The presses we’ll be using today, Metzler tells us, aren’t all that unlike the one Johannes Gutenberg created in the 15th century.
“This — letterpress with individual pieces of type — this is a process that you’d use up to the 1960s, ’70s, ’80s,” Metzler said. “Then, it got mechanized — photo offset lithography took over, and, now, digital printing.”
Now, for a vocab primer. It’s clear there are scores of terms to learn here, and I do my best to catch what I can: “knicks” are the grooves on the top of characters, the wooden cases the type is stored in are “California job cases,” lines of type are separated by “leads” or “slugs.”
The California job case is made in a way that provides printers with easy access to the most frequently used letters. The biggest compartments house the most common vowels and consonants: A, O, I, E, R, S, T, etc. Metzler shows us how to measure the size of type and line lengths with pica sticks.
Metzler demonstrates how to set the type into small, hand-held composing sticks, reminding us to mind our p’s and q’s as we set the type from left to right, upside-down and backwards, to ensure proper spelling.
Metzler moves us quickly into the studio, eager for the practical part of our workshop to begin.
“That’s the best way to learn — to get your hands dirty,” he said.
He’s not just speaking figuratively; by the end of the session the lead alloy type and ink stain all our hands.
One by one, we search through examples to pick fonts for our quotes, pull the heavy wooden cases from their storage and begin the painstaking process of finding and setting each letter.
We, beginners, are painfully slow, but Metzler tells us how people used to hold typesetting competitions to show off how quickly they could accomplish the task.
We proof our work individually before adding our quotes to the calendar.
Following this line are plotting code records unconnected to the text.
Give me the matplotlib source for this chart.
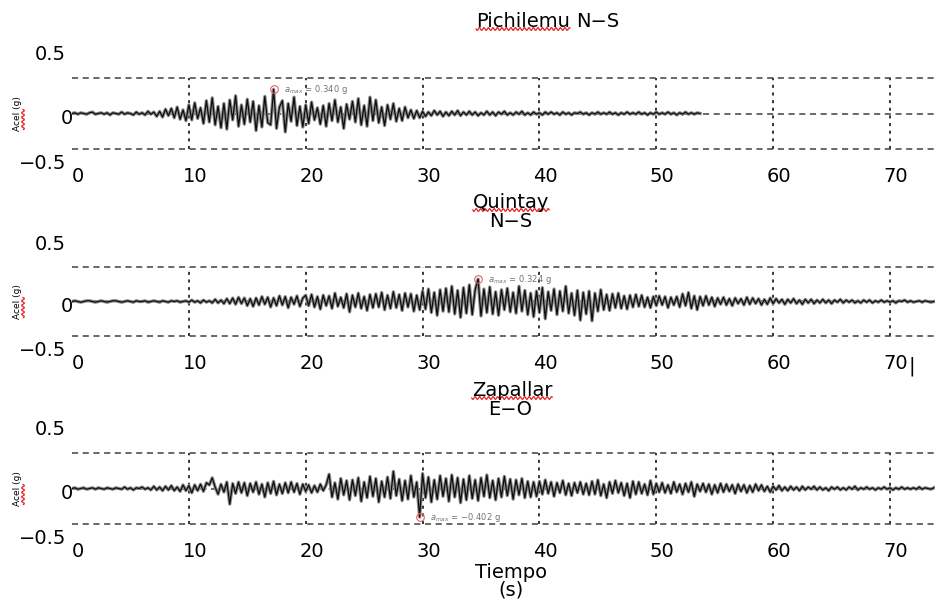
import numpy as np
import matplotlib
matplotlib.use('Agg')
import matplotlib.pyplot as plt
import matplotlib.transforms as mtransforms
from matplotlib.lines import Line2D

# aceleraciones, en centesimas de g, cada 0.25 s
dt = 0.25
pichilemu = [
    0, 1, -1, 1, 0, -1, 1, 2,
    -1, 0, 1, -1, 1, -2, 1, 0,
    -1, 2, -1, 1, 0, -2, 2, -1,
    1, -2, 3, -1, 2, -4, 3, -5,
    6, -3, 7, -6, 9, -8, 5, -10,
    12, -9, 15, -7, 8, -14, 18, -12,
    22, -16, 10, -20, 14, -22, 19, -9,
    25, -18, 12, -15, 20, -12, 17, -24,
    11, -19, 24, -13, -16, 34, -21, 9,
    18, -26, 14, -11, 23, -17, 10, -19,
    12, -14, 16, -9, 8, -15, 11, -18,
    14, -10, 19, -12, 9, -21, 13, -8,
    17, -12, 21, -16, 11, -18, 23, -10,
    19, -13, 9, -17, 12, -8, 14, -11,
    7, -10, 9, -6, 5, -7, 4, -6,
    3, -4, 2, -3, 4, -2, 3, -4,
    2, -3, 3, -2, 4, -3, 2, -2,
    3, -2, 2, -3, 1, -2, 3, -2,
    2, -3, 2, -1, 3, -2, 1, -2,
    2, -1, 3, -2, 1, -2, 2, -1,
    1, -2, 2, -1, 2, -1, 1, -2,
    2, -1, 1, -2, 1, 0, 2, -1,
    1, -2, 1, -1, 2, -1, 1, -1,
    2, -1, 1, -2, 1, -1, 2, -1,
    1, -1, 2, -1, 1, -2, 1, -1,
    2, -1, 1, -1, 2, -1, 1, -2,
    1, -1, 2, -1, 1, -1, 1, 0,
]
quintay = [
    0, 1, 0, -1, 0, 1, 1, 0,
    -1, 0, 1, 0, -1, 0, 1, 1,
    0, -1, 0, 1, 0, -1, 1, 0,
    0, 1, -1, 0, 1, 0, -1, 1,
    0, -1, 1, 0, 1, -1, 0, 1,
    -1, 2, -1, 1, -2, 2, -1, 1,
    -2, 3, -2, 2, -3, 4, -3, 5,
    -4, 6, -3, 5, -6, 4, -7, 5,
    -5, 7, -4, 6, -8, 5, -6, 8,
    -5, 7, -9, 6, -4, 8, -7, 5,
    9, -6, 10, -8, 7, -11, 9, -6,
    8, -10, 12, -7, 6, -9, 11, -15,
    9, -8, 12, -10, 7, -13, 10, -9,
    11, -8, 13, -12, 9, -10, 14, -9,
    10, -13, 12, -8, 11, -14, 9, -12,
    15, -11, 18, -16, 13, -20, 17, -14,
    19, -15, 22, -18, 16, -23, 20, -17,
    24, -19, 17, 32.4, -21, 18, -16, 21,
    -18, 14, -20, 17, -12, 19, -15, 13,
    -17, 22, -14, 16, -19, 12, -22, 15,
    -16, 20, -25, 14, -13, 18, -19, 15,
    -14, 22, -17, 12, -20, 16, -27, 13,
    -18, 15, -28, 12, -14, 17, -12, 10,
    -13, 11, -9, 12, -10, 8, -11, 9,
    -8, 10, -7, 9, -8, 6, -9, 7,
    -6, 8, -5, 7, -9, 6, -5, 7,
    -8, 11, -6, 13, -10, 8, -12, 7,
    -6, 8, -5, 6, -7, 5, -4, 6,
    -5, 4, -6, 5, -3, 4, -5, 6,
    -4, 5, -3, 4, -5, 3, -4, 5,
    -3, 4, -2, 3, -4, 3, -2, 4,
    -3, 2, -4, 3, -2, 3, -3, 2,
    -2, 3, -2, 2, -3, 2, -1, 3,
    -2, 2, -1, 2, -2, 1, -2, 2,
    -1, 2, -2, 1, -1, 2, -1, 1,
    -1, 1, -2, 1, 0, 2, -1, 1,
    -1, 0, 1, -1, 1, 0, -1, 0,
]
zapallar = [
    0, 1, -1, 0, 1, -1, 0, 1,
    -1, 1, 0, -1, 1, 0, -1, 1,
    0, -1, 2, -1, 1, -2, 1, 0,
    2, -1, 1, -2, 3, -2, 2, -3,
    3, -2, 4, -3, 2, -4, 5, -3,
    4, -6, 5, -3, 6, -4, 8, 5,
    15, 2, -8, 6, -5, 9, -22, 7,
    -7, 9, -6, 8, -10, 7, -5, 9,
    -8, 6, -12, 8, -7, 10, -9, 6,
    -7, 8, -6, 9, -5, 7, -8, 6,
    -4, 5, -6, 4, -5, 6, -3, 5,
    20, -12, 8, -15, 14, -9, 11, -16,
    12, -10, 15, -18, 9, -13, 17, -11,
    14, -19, 10, -12, 16, -14, 24, -10,
    13, -17, 11, -15, 18, -12, 9, -40.2,
    21, -13, 16, -19, 12, -15, 18, -11,
    14, -18, 19, -12, 15, -20, 13, -16,
    18, -14, 12, -17, 15, -11, 19, -13,
    11, -16, 14, -12, 17, -10, 13, -15,
    12, -9, 14, -13, 10, -12, 9, -11,
    10, -8, 12, -7, 9, -11, 8, -6,
    11, -9, 7, -10, 8, -6, 9, -8,
    7, -9, 10, -8, 12, -10, 6, -13,
    9, -7, 11, -6, 8, -10, 7, -13,
    10, -8, 9, -7, 6, -9, 11, -8,
    7, -5, 8, -6, 5, -7, 9, -5,
    6, -8, 7, -5, 9, -11, 6, -4,
    7, -5, 6, -8, 5, -6, 7, -5,
    6, -4, 5, -7, 6, -4, 5, -6,
    4, -5, 6, -3, 5, -4, 3, -5,
    3, -2, 4, -3, 2, -3, 3, -2,
    2, -3, 3, -2, 2, -1, 3, -2,
    2, -2, 1, -3, 2, -1, 2, -2,
    1, -2, 2, -1, 3, -2, 1, -1,
    2, -1, 1, -2, 1, -1, 2, -1,
    1, -2, 1, -1, 2, -1, 1, -1,
    1, -1, 2, -1, 1, 0, -1, 1,
]
series = [pichilemu, quintay, zapallar]
x_ticks = [0, 10, 20, 30, 40, 50, 60, 70]
y_labels = ['0.5', '0', '\u22120.5']

W, H = 939, 601
fig = plt.figure(figsize=(W / 100, H / 100), dpi=100)
plt.rcParams['font.family'] = 'DejaVu Sans'
FS = 14


def px(x, y):
    return x / W, 1 - y / H


def squiggle(x0, x1, y0, vertical=False):
    s = np.linspace(0, x1 - x0, int((x1 - x0) * 2))
    w = 1.4 * np.sin(s * 2 * np.pi / 4.5)
    if vertical:
        xs, ys = y0 + w, x0 + s
    else:
        xs, ys = x0 + s, y0 + w
    fig.add_artist(Line2D(xs / W, 1 - ys / H, color='#e8242a', lw=0.9,
                          transform=fig.transFigure))


def word(x, y, s, wavy=False):
    t = fig.text(*px(x, y), s, ha='center', va='baseline', fontsize=FS)
    if wavy:
        bb = t.get_window_extent(renderer=fig.canvas.get_renderer())
        squiggle(bb.x0, bb.x1, y + 2)


# caja de cada eje en pixeles: izquierda, arriba, derecha, abajo
boxes = [(72, 78, 935, 149), (72, 267, 935, 336), (72, 453, 935, 524)]
off = mtransforms.ScaledTranslation(6 / 100, 0, fig.dpi_scale_trans)

for acc, (l, t, r, b) in zip(series, boxes):
    ax = fig.add_axes([l / W, 1 - b / H, (r - l) / W, (b - t) / H])
    acc = np.array(acc, dtype=float) / 100
    tt = np.arange(len(acc)) * dt
    for v in x_ticks[1:]:
        ax.axvline(v, color='k', lw=1.1, ls=(0, (2, 3)), zorder=1)
    for y in (-0.5, 0, 0.5):
        ax.axhline(y, color='0.25', lw=1.1, ls=(0, (4, 3)), zorder=1, clip_on=False)
    # trazo con halo gris como en la captura
    ax.plot(tt, acc, color='0.55', lw=2.4, zorder=2)
    ax.plot(tt, acc, color='0.05', lw=0.9, zorder=2)

    i = np.argmax(np.abs(acc))
    ax.plot(tt[i], acc[i], 'o', mfc='none', mec='#f06060', mew=0.8, ms=5.5, zorder=3)
    ax.annotate(r'$a_{max}$ = ' + ('%.3f' % acc[i]).replace('-', '\u2212') + ' g',
                (tt[i], acc[i]), xytext=(10, 0), textcoords='offset pixels',
                va='center', fontsize=6, color='0.45')

    ax.set_xlim(0, 73.85)
    ax.set_ylim(-0.5, 0.5)
    ax.set_xticks(x_ticks)
    ax.set_yticks([])
    ax.tick_params(axis='x', length=0, pad=13, labelsize=FS)
    for lab in ax.get_xticklabels():
        lab.set_transform(lab.get_transform() + off)
    for s in ax.spines.values():
        s.set_visible(False)

    for lab, yy, xx in zip(y_labels, [1.33, 0.43, -0.21], [-0.007, 0.001, -0.006]):
        ax.text(xx, yy, lab, transform=ax.transAxes, ha='right', va='center', fontsize=FS)
    ax.text(-0.063, 0.5, 'Acel (g)', transform=ax.transAxes, rotation=90,
            ha='center', va='center', fontsize=6.5)
    squiggle((t + b) / 2 - 4, (t + b) / 2 + 16, 23, vertical=True)

word(523, 27, 'Pichilemu', wavy=True)
word(598, 27, 'N\u2212S')
word(511, 208, 'Quintay', wavy=True)
word(511, 227, 'N\u2212S')
word(512, 396, 'Zapallar', wavy=True)
word(510, 415, 'E\u2212O')
word(511, 578, 'Tiempo')
word(511, 596, '(s)')
fig.text(*px(912, 366), '|', ha='center', va='center', fontsize=FS)

fig.savefig('out.png', dpi=100)
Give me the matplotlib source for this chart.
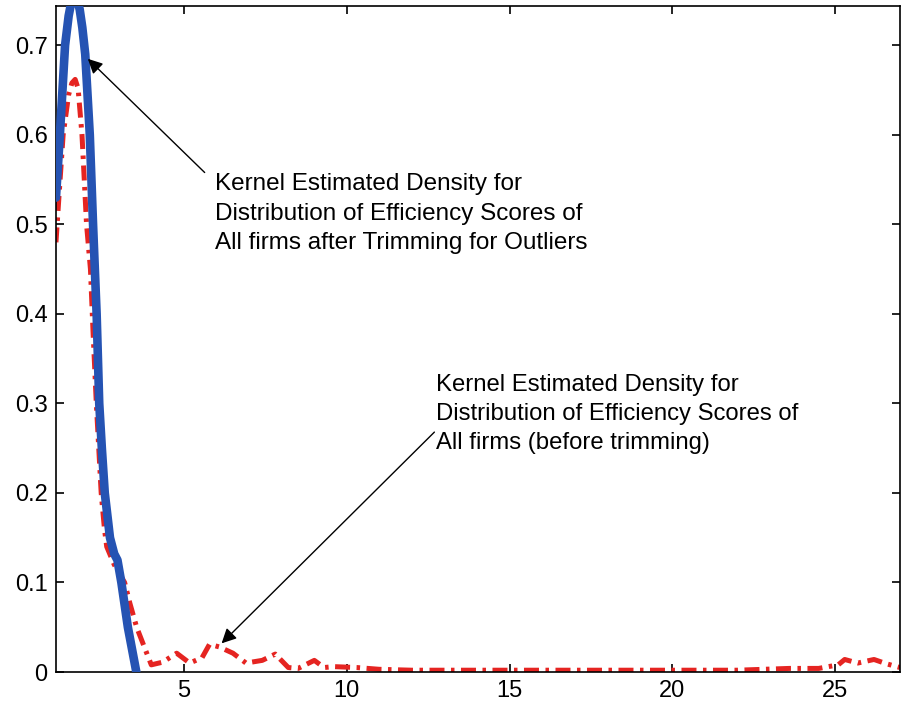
import numpy as np
import matplotlib
matplotlib.use('agg')
import matplotlib.pyplot as plt

# kernel density, trimmed sample (blue)
x_trim = [1.06, 1.18, 1.34, 1.45, 1.54, 1.63, 1.71, 1.79, 1.87, 1.96, 2.10,
          2.20, 2.31, 2.39, 2.47, 2.56, 2.72, 2.85, 2.95, 3.07, 3.27, 3.53]
y_trim = [0.53, 0.60, 0.70, 0.733, 0.750, 0.756, 0.752, 0.740, 0.72, 0.69, 0.60,
          0.50, 0.40, 0.30, 0.25, 0.20, 0.15, 0.132, 0.125, 0.10, 0.05, 0.0]

# kernel density, all firms (red)
x_all = [1.06, 1.15, 1.28, 1.45, 1.55, 1.65, 1.74, 1.86, 2.00, 2.12, 2.20, 2.30,
         2.45, 2.55, 2.62, 2.85, 3.17, 3.33, 3.54, 3.85, 3.99, 4.34, 4.77,
         5.17, 5.55, 5.78, 6.08, 6.50, 6.90, 7.40, 7.80, 8.20, 8.50, 9.00,
         9.30, 9.60, 10.3, 11.0, 12.0, 14.0, 16.0, 18.0, 20.0, 22.0, 23.6,
         24.5, 25.1, 25.3, 25.7, 26.2, 26.6, 27.0]
y_all = [0.48, 0.53, 0.60, 0.645, 0.658, 0.662, 0.652, 0.60, 0.50, 0.45, 0.38, 0.30,
         0.20, 0.16, 0.14, 0.12, 0.10, 0.077, 0.05, 0.021, 0.008, 0.011, 0.021,
         0.010, 0.016, 0.031, 0.028, 0.021, 0.010, 0.013, 0.020, 0.005, 0.004, 0.013,
         0.005, 0.006, 0.005, 0.003, 0.002, 0.002, 0.002, 0.002, 0.002, 0.002, 0.004,
         0.004, 0.008, 0.014, 0.010, 0.014, 0.009, 0.005]

xticks = [5, 10, 15, 20, 25]
yticks = [0, 0.1, 0.2, 0.3, 0.4, 0.5, 0.6, 0.7]
ylabels = ['0', '0.1', '0.2', '0.3', '0.4', '0.5', '0.6', '0.7']

label_trim = ('Kernel Estimated Density for\nDistribution of Efficiency Scores of\n'
              'All firms after Trimming for Outliers')
label_all = ('Kernel Estimated Density for\nDistribution of Efficiency Scores of\n'
             'All firms (before trimming)')

plt.rcParams['font.family'] = ['Liberation Sans', 'DejaVu Sans']

fig = plt.figure(figsize=(9.07, 7.07), dpi=100)
ax = fig.add_axes([0.0617, 0.0495, 0.9306, 0.942])

ax.plot(x_all, y_all, color='#e52421', lw=3.6,
        linestyle=(0, (3, 1.3, 0.7, 1.3)), zorder=2)
ax.plot(x_trim, y_trim, color='#2553b3', lw=6.2, solid_capstyle='round',
        solid_joinstyle='round', zorder=3)

ax.set_xlim(1.06, 27.0)
ax.set_ylim(0, 0.744)
ax.set_xticks(xticks)
ax.set_yticks(yticks)
ax.set_yticklabels(ylabels)
ax.tick_params(direction='in', top=True, right=True, length=6, width=1.2,
               labelsize=17, pad=6)
for s in ax.spines.values():
    s.set_linewidth(1.2)

arrow = dict(arrowstyle='-|>', color='black', lw=1.0, mutation_scale=22,
             shrinkA=0, shrinkB=0)
ax.text(5.95, 0.557, label_trim, fontsize=17.5, ha='left', va='top', linespacing=1.42)
ax.annotate('', xy=(2.04, 0.685), xytext=(5.63, 0.558), arrowprops=arrow)
ax.text(12.75, 0.333, label_all, fontsize=17.2, ha='left', va='top', linespacing=1.42)
ax.annotate('', xy=(6.15, 0.032), xytext=(12.69, 0.268), arrowprops=arrow)

plt.savefig('out.png', dpi=100)
plt.close()
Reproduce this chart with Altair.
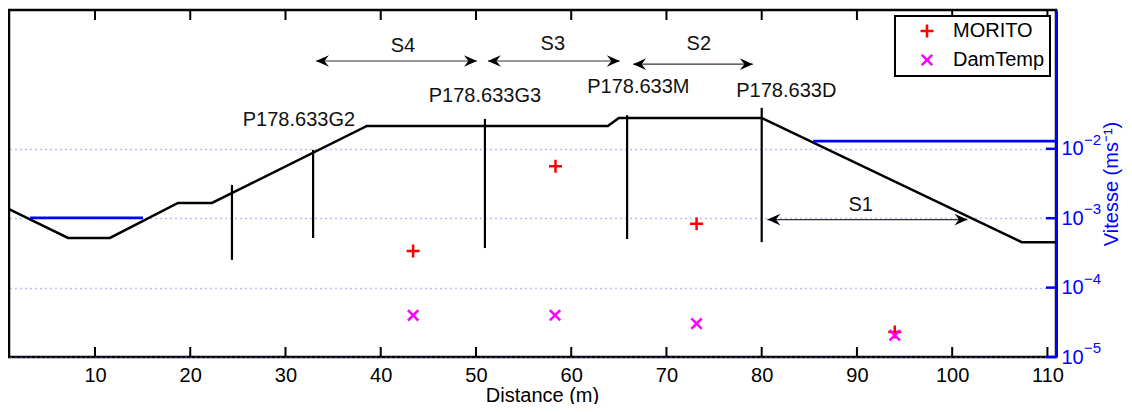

Metzler walks each of us through the process. We place our type, roll on ink, add paper, turn a crank to position it under the press and pull a lever to apply pressure.
We’re using a H. M. Caslon iron hand press and a Vandercook SP-20 to print our projects today. Presses like these and other printing implements started disappearing as other methods of printing gained prominence.
“Printing companies were dumping all this stuff in the trash or melting the metal down, and fortunately a lot of people got smart and started saving it,” Metzler said. “I was able pick up some of it over the years.”
It’s harder to find printing materials now. When things break, Metzler said, they fix them themselves. There are, however, still a few people around making metal type.
“We just got some new stuff that was recently cast by a fellow in Massachusetts,” he said.
Having proofed each quote in the first press, we add our sections to the larger form and gather around to begin printing.
Excited to see the product of their labor, each participant takes a turn loading the paper, turning the crank and setting the calendars out to dry.
Then, together, we clean the type and presses. The cleaning fluid, stored in metal canisters, has a bright, sweet citrus scent.
“It doesn’t taste quite as good as it smells,” Metzler quips.
As we finish cleaning, I marvel at the product of our collective work. The smooth, indented surface of the inked parts and the crispness of the type against delicate paper is precious. Holding the physical product of a technique used upwards of 500 years, feeling its materiality, is an experience.
I now understand what Meltzer was trying to show us in the beginning, as we passed around a book printed with tiny, hand set type, and explained the care and time it would have taken for it to be created.
That’s not to say all the techniques used in the workshop are the stuff of history. Metzler even shows us a relief plate made from computer-originated text that can be used in the presses.
Even as it draws on techniques from years past, the work of the Book Arts Workshop is dedicated to making them accessible to the present day Dartmouth community, giving people a chance to feel and experience the processes of the art.
“We’re going to be doing ‘The Night Before Christmas’ before the holidays,” Metzler said. “Everyone will get to set a few lines, so if you’re into that, look out for dates.”